My problem with some old games, like Duke Nukem, is that they were meant to run audo on the old Sound Blaster cards. Can't get it to work right without them. I was fortunate enough to pick up a couple of AWE audio cards a few years back. My old box needs another rebuild, and I'll slip one in this time. It will be good to hear Duke spouting off his little gems of and taunts again 

Speaking of which, anybody got an old Abit KN7 Delta board in good shape?


----------



## HermitJohn (May 10, 2002)

I think XP can run most of w95/ w98 software in compatibility mode??? And XP had dos emulator built in for actual dos only software.

Anyway heard people quip that its easier to get the old windows software to run under WINE in linux than it is on the newer windows systems.

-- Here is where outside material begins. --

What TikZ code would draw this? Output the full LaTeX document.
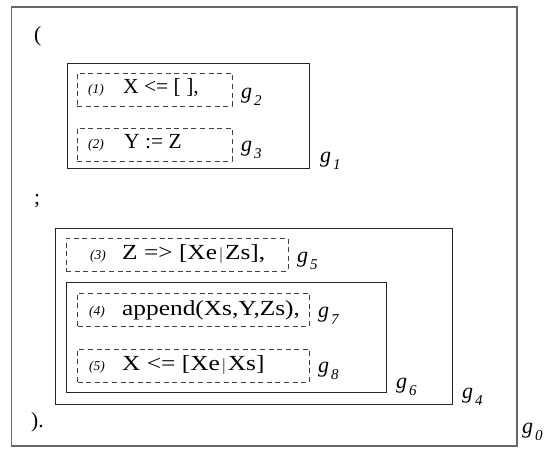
\documentclass[tikz,border=0pt]{standalone}
\usepackage{fontspec}
\setmainfont{Liberation Serif}
\newfontfamily\widefont[FakeStretch=1.18]{Liberation Serif}

% goal label: italic g with a lowered index
\newcommand{\goal}[1]{\fontsize{22}{22}\selectfont\itshape g\kern2pt\raisebox{-7pt}{\fontsize{15}{15}\selectfont #1}}
% literal number in front of a goal
\newcommand{\lit}[1]{{\fontsize{13.5}{13.5}\selectfont\itshape (#1)}}
% thin list separator
\newcommand{\lsep}{\kern2pt{\fontsize{17}{17}\selectfont\color{black!70}|}\kern2pt}

\begin{document}
\begin{tikzpicture}[x=1pt,y=-1pt,
  outerbox/.style={draw=black!60,line width=1.3pt},
  groupbox/.style={draw=black!85,line width=0.9pt,inner sep=0pt,outer sep=0pt,anchor=north west},
  litbox/.style={draw=black!75,line width=0.8pt,dash pattern=on 5pt off 3.6pt,inner sep=0pt,outer sep=0pt,anchor=north west},
  code/.style={anchor=base west,inner sep=0pt,font=\fontsize{21.5}{21.5}\selectfont},
  wcode/.style={anchor=base west,inner sep=0pt,font=\fontsize{21.5}{21.5}\selectfont\widefont},
  num/.style={anchor=base west,inner sep=0pt},
  glab/.style={anchor=base west,inner sep=0pt}]
\useasboundingbox (0,0) rectangle (549,448);

% outer clause body g0
\node[groupbox,outerbox,minimum width=505.5pt,minimum height=439pt] (g0) at (11.5,7) {};
\node[glab] (l0) at (522,433) {\goal{0}};
\node[code] (open) at (34,41) {(};
\node[code] (semi) at (34,204) {;};
\node[code] (close) at (31,427) {).};

% first disjunct g1
\node[groupbox,minimum width=242pt,minimum height=105pt] (g1) at (67,63) {};
\node[glab] (l1) at (320,162) {\goal{1}};

\node[litbox,minimum width=155pt,minimum height=33pt] (g2) at (77,73) {};
\node[num] (n1) at (88,93) {\lit{1}};
\node[code] (t1) at (123,93) {X <= [ ],};
\node[glab] (l2) at (241,98) {\goal{2}};

\node[litbox,minimum width=155pt,minimum height=33pt] (g3) at (77,128) {};
\node[num] (n2) at (88,148) {\lit{2}};
\node[code] (t2) at (124,148) {Y := Z};
\node[glab] (l3) at (241,151) {\goal{3}};

% second disjunct g4
\node[groupbox,minimum width=397pt,minimum height=176pt] (g4) at (55.5,228) {};
\node[glab] (l4) at (462,398) {\goal{4}};

\node[litbox,minimum width=222pt,minimum height=33pt] (g5) at (66,238) {};
\node[num] (n3) at (90,259) {\lit{3}};
\node[wcode] (t3) at (122,259) {Z => [Xe\lsep Zs],};
\node[glab] (l5) at (297,262) {\goal{5}};

% conjunction g6
\node[groupbox,minimum width=320pt,minimum height=110pt] (g6) at (66,282) {};
\node[glab] (l6) at (396,388) {\goal{6}};

\node[litbox,minimum width=232pt,minimum height=33pt] (g7) at (77.5,293) {};
\node[num] (n4) at (89,315) {\lit{4}};
\node[wcode] (t4) at (122,315) {append(Xs,Y,Zs),};
\node[glab] (l7) at (318,317) {\goal{7}};

\node[litbox,minimum width=232pt,minimum height=33pt] (g8) at (77.5,349) {};
\node[num] (n5) at (89,370) {\lit{5}};
\node[wcode] (t5) at (122,370) {X <= [Xe\lsep Xs]};
\node[glab] (l8) at (318,372) {\goal{8}};
\end{tikzpicture}
\end{document}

The dos software usually easy to use in dosbox emulator whether under linux or modern windows os.

If its commercially produced software whoever uses it would need the code numbers to install it. Software without the install code would be crippled trialware at best and probably wouldnt install at all.

And yes old software can be useful if you can make it run. Like an old tractor, it can still do what it did when it was produced and sold. Whether that function is still useful to you is the only question.

Oh and if you still have copy of the old operating system that ran the software, you can first install and run that operating system in virtual environment then use the old virtual system to run the old software. Has to be done that way on modern computer cause there arent hardware drivers to say install win95 directly on a partition on current model computer.


----------



## arabian knight (Dec 19, 2005)

That is a lot of "geek" talk when most on here just want to turn the machine on and have fun with it. Opening e mail. playing a few games, doing a few cards etc. Not many are included to go through ll those motions just to see if some older stuff will work.


----------



## Capt Quirk (Sep 24, 2011)

arabian knight said:


> That is a lot of "geek" talk when most on here just want to turn the machine on and have fun with it. Opening e mail. playing a few games, doing a few cards etc. Not many are included to go through ll those motions just to see if some older stuff will work.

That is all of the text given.